▶ **JOB**: Print exactly the lines from the first one down to the line containing "0.008, 0.005, 0.003];", both ends included, with no pictures and nothing else.

▶ **DATA SECTION**:
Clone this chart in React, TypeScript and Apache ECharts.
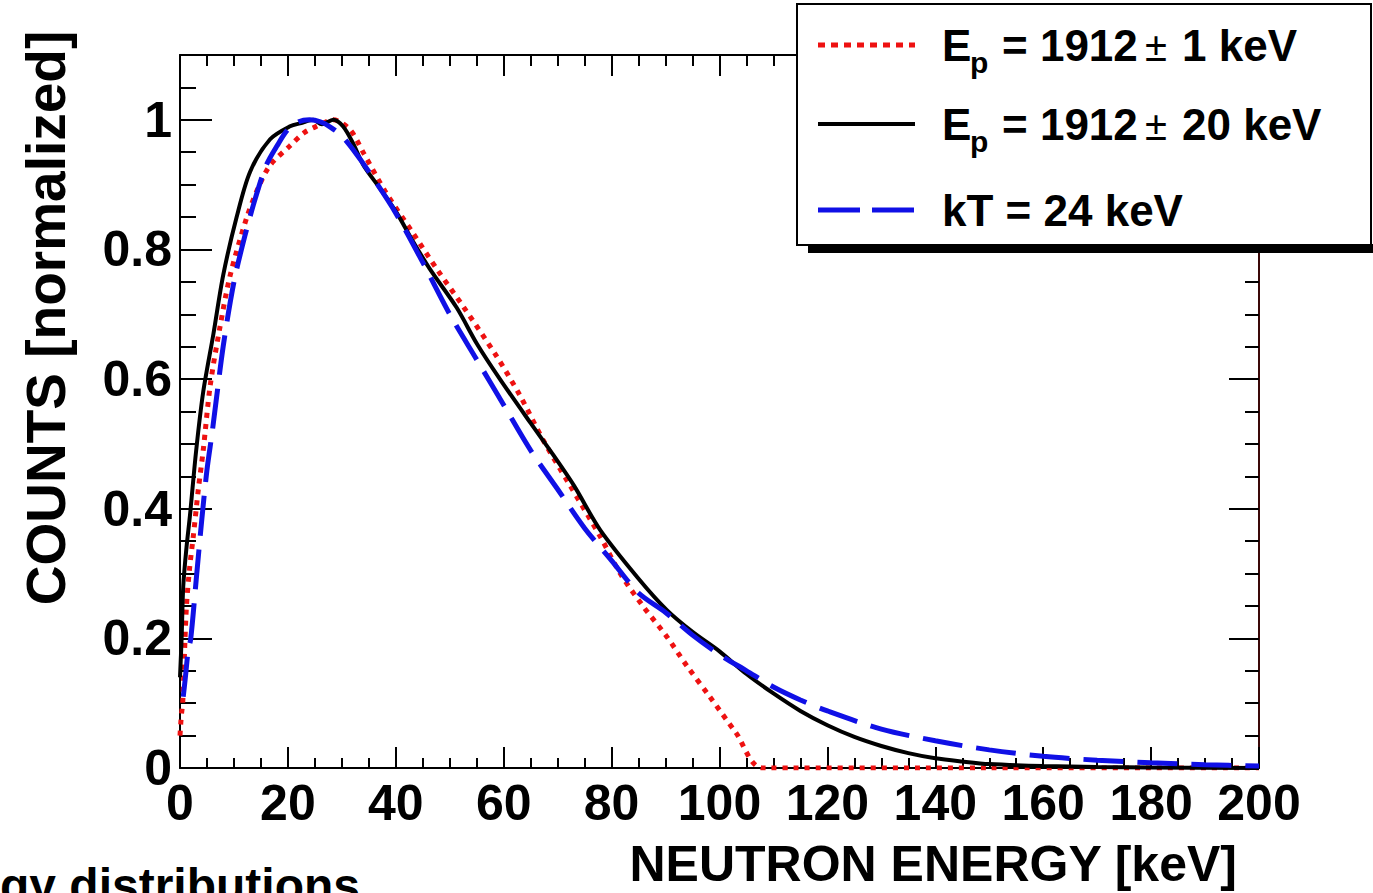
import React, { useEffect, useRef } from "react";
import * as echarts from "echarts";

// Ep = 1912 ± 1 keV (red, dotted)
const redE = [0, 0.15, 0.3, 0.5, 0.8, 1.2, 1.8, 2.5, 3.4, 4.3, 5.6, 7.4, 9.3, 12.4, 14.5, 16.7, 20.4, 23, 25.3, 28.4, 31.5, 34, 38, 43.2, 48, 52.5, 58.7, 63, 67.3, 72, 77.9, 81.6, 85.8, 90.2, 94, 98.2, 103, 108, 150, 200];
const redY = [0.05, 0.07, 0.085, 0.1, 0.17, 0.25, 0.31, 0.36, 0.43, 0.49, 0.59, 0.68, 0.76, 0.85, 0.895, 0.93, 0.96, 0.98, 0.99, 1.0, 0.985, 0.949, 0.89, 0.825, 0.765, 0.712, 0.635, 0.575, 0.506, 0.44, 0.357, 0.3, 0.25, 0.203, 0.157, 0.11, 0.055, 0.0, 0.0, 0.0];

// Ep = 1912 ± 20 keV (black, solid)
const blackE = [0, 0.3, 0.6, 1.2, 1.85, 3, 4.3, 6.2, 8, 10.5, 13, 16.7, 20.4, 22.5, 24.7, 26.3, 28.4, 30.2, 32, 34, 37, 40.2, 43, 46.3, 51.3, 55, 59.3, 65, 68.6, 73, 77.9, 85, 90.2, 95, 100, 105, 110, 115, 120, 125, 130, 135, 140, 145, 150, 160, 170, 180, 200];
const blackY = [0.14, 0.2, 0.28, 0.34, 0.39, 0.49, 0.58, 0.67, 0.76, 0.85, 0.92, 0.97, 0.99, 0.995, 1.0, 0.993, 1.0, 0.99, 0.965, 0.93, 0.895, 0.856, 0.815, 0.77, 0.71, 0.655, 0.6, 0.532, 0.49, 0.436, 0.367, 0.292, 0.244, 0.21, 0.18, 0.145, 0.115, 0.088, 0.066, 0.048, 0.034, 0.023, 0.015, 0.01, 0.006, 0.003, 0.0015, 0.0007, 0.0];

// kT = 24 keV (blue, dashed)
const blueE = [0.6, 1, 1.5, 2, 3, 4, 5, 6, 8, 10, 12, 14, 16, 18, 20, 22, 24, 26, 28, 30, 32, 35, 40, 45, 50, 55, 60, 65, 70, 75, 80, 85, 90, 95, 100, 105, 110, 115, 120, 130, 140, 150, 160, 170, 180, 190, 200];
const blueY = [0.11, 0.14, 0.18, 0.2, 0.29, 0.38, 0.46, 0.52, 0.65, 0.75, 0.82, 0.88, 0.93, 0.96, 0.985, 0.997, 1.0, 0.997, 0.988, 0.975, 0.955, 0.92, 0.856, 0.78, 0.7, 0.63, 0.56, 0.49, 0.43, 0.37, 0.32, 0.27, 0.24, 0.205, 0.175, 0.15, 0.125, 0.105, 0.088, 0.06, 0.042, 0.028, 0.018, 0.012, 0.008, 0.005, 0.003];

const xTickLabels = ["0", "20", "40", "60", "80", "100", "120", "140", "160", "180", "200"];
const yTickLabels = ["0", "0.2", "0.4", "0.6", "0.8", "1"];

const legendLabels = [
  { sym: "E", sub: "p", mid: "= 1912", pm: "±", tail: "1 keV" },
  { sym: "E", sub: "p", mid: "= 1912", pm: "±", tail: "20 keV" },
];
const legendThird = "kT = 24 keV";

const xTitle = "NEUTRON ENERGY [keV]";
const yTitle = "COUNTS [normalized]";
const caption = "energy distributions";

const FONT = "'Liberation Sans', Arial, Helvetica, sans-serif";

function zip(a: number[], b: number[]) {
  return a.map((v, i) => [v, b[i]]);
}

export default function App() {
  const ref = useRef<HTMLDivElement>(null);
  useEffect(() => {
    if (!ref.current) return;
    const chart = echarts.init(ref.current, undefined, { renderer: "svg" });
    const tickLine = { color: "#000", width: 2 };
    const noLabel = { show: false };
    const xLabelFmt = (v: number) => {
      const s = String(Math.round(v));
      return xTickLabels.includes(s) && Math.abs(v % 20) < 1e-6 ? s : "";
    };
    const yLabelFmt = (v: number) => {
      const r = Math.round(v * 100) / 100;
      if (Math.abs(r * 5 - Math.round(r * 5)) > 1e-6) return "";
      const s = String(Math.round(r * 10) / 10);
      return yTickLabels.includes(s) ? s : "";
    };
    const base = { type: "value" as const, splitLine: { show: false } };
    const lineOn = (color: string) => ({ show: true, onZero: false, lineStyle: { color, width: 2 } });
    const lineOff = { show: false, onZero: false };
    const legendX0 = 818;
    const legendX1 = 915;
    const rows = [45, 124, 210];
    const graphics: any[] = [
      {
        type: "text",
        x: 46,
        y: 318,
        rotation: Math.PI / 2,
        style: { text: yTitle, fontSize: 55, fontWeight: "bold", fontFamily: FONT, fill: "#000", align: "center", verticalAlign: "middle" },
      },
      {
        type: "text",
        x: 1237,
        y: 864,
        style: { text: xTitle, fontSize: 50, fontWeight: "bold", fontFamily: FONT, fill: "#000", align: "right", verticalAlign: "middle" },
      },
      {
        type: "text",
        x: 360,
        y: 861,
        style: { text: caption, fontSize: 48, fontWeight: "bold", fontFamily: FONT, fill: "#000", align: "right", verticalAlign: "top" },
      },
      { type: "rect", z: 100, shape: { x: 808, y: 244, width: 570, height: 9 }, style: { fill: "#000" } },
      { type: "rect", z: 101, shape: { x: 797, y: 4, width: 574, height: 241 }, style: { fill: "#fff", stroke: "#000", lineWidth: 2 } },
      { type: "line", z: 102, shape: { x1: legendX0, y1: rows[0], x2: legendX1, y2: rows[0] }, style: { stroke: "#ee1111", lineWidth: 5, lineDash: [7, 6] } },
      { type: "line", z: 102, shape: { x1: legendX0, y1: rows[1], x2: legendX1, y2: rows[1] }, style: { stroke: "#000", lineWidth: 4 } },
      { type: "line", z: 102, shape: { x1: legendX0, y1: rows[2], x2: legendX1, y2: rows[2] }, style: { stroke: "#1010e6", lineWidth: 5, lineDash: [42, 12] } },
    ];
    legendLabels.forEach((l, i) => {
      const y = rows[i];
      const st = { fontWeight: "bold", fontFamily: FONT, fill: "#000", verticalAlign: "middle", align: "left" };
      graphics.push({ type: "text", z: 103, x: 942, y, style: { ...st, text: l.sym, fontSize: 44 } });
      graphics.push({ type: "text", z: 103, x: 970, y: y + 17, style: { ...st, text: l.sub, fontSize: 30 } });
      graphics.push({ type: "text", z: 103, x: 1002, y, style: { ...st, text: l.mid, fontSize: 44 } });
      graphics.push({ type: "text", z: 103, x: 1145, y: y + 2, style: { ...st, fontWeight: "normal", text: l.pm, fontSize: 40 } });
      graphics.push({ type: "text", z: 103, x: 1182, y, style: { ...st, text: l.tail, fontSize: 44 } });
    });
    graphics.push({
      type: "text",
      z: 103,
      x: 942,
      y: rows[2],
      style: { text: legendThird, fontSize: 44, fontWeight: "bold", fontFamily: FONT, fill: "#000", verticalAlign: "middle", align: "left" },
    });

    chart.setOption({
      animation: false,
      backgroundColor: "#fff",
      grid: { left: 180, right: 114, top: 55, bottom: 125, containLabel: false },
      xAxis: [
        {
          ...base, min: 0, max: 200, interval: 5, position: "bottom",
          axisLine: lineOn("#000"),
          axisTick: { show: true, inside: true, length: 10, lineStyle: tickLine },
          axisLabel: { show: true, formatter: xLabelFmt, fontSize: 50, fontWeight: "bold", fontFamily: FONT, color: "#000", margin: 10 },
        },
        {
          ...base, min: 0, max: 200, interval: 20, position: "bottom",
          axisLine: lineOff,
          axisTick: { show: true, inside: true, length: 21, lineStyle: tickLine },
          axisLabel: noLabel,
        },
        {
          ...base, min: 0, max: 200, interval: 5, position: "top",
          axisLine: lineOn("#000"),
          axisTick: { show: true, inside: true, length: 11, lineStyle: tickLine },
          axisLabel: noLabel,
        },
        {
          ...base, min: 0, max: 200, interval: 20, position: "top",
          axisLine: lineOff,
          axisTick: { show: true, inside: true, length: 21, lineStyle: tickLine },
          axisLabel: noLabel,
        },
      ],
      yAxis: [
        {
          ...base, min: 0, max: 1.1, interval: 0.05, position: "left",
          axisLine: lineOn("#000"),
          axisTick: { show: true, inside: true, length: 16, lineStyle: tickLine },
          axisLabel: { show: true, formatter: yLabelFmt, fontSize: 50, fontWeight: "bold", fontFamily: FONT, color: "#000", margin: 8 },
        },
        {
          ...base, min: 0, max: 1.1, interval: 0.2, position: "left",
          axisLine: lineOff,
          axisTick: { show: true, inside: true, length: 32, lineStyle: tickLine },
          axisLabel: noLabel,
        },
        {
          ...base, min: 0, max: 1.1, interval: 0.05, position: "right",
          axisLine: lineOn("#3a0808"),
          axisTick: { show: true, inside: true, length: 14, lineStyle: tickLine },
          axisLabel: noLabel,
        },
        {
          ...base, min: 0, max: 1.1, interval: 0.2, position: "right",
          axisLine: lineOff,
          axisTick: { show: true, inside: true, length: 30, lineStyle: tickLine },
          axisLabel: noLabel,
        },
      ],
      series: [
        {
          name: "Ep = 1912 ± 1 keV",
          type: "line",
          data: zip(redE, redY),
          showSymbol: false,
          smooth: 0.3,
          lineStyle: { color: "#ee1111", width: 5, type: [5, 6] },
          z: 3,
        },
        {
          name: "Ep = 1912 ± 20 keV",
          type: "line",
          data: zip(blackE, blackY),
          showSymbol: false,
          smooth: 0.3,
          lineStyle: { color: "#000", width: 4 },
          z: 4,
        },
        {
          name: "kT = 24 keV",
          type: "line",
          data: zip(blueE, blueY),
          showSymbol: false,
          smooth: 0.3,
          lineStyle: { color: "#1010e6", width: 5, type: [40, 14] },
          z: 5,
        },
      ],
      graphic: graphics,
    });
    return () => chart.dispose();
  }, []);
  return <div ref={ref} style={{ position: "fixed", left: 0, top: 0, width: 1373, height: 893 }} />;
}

▶ **COMPLETE RESPONSE**:
Clone this chart in React, TypeScript and Apache ECharts.
import React, { useEffect, useRef } from "react";
import * as echarts from "echarts";

// Ep = 1912 ± 1 keV (red, dotted)
const redE = [0, 0.15, 0.3, 0.5, 0.8, 1.2, 1.8, 2.5, 3.4, 4.3, 5.6, 7.4, 9.3, 12.4, 14.5, 16.7, 20.4, 23, 25.3, 28.4, 31.5, 34, 38, 43.2, 48, 52.5, 58.7, 63, 67.3, 72, 77.9, 81.6, 85.8, 90.2, 94, 98.2, 103, 108, 150, 200];
const redY = [0.05, 0.07, 0.085, 0.1, 0.17, 0.25, 0.31, 0.36, 0.43, 0.49, 0.59, 0.68, 0.76, 0.85, 0.895, 0.93, 0.96, 0.98, 0.99, 1.0, 0.985, 0.949, 0.89, 0.825, 0.765, 0.712, 0.635, 0.575, 0.506, 0.44, 0.357, 0.3, 0.25, 0.203, 0.157, 0.11, 0.055, 0.0, 0.0, 0.0];

// Ep = 1912 ± 20 keV (black, solid)
const blackE = [0, 0.3, 0.6, 1.2, 1.85, 3, 4.3, 6.2, 8, 10.5, 13, 16.7, 20.4, 22.5, 24.7, 26.3, 28.4, 30.2, 32, 34, 37, 40.2, 43, 46.3, 51.3, 55, 59.3, 65, 68.6, 73, 77.9, 85, 90.2, 95, 100, 105, 110, 115, 120, 125, 130, 135, 140, 145, 150, 160, 170, 180, 200];
const blackY = [0.14, 0.2, 0.28, 0.34, 0.39, 0.49, 0.58, 0.67, 0.76, 0.85, 0.92, 0.97, 0.99, 0.995, 1.0, 0.993, 1.0, 0.99, 0.965, 0.93, 0.895, 0.856, 0.815, 0.77, 0.71, 0.655, 0.6, 0.532, 0.49, 0.436, 0.367, 0.292, 0.244, 0.21, 0.18, 0.145, 0.115, 0.088, 0.066, 0.048, 0.034, 0.023, 0.015, 0.01, 0.006, 0.003, 0.0015, 0.0007, 0.0];

// kT = 24 keV (blue, dashed)
const blueE = [0.6, 1, 1.5, 2, 3, 4, 5, 6, 8, 10, 12, 14, 16, 18, 20, 22, 24, 26, 28, 30, 32, 35, 40, 45, 50, 55, 60, 65, 70, 75, 80, 85, 90, 95, 100, 105, 110, 115, 120, 130, 140, 150, 160, 170, 180, 190, 200];
const blueY = [0.11, 0.14, 0.18, 0.2, 0.29, 0.38, 0.46, 0.52, 0.65, 0.75, 0.82, 0.88, 0.93, 0.96, 0.985, 0.997, 1.0, 0.997, 0.988, 0.975, 0.955, 0.92, 0.856, 0.78, 0.7, 0.63, 0.56, 0.49, 0.43, 0.37, 0.32, 0.27, 0.24, 0.205, 0.175, 0.15, 0.125, 0.105, 0.088, 0.06, 0.042, 0.028, 0.018, 0.012, 0.008, 0.005, 0.003];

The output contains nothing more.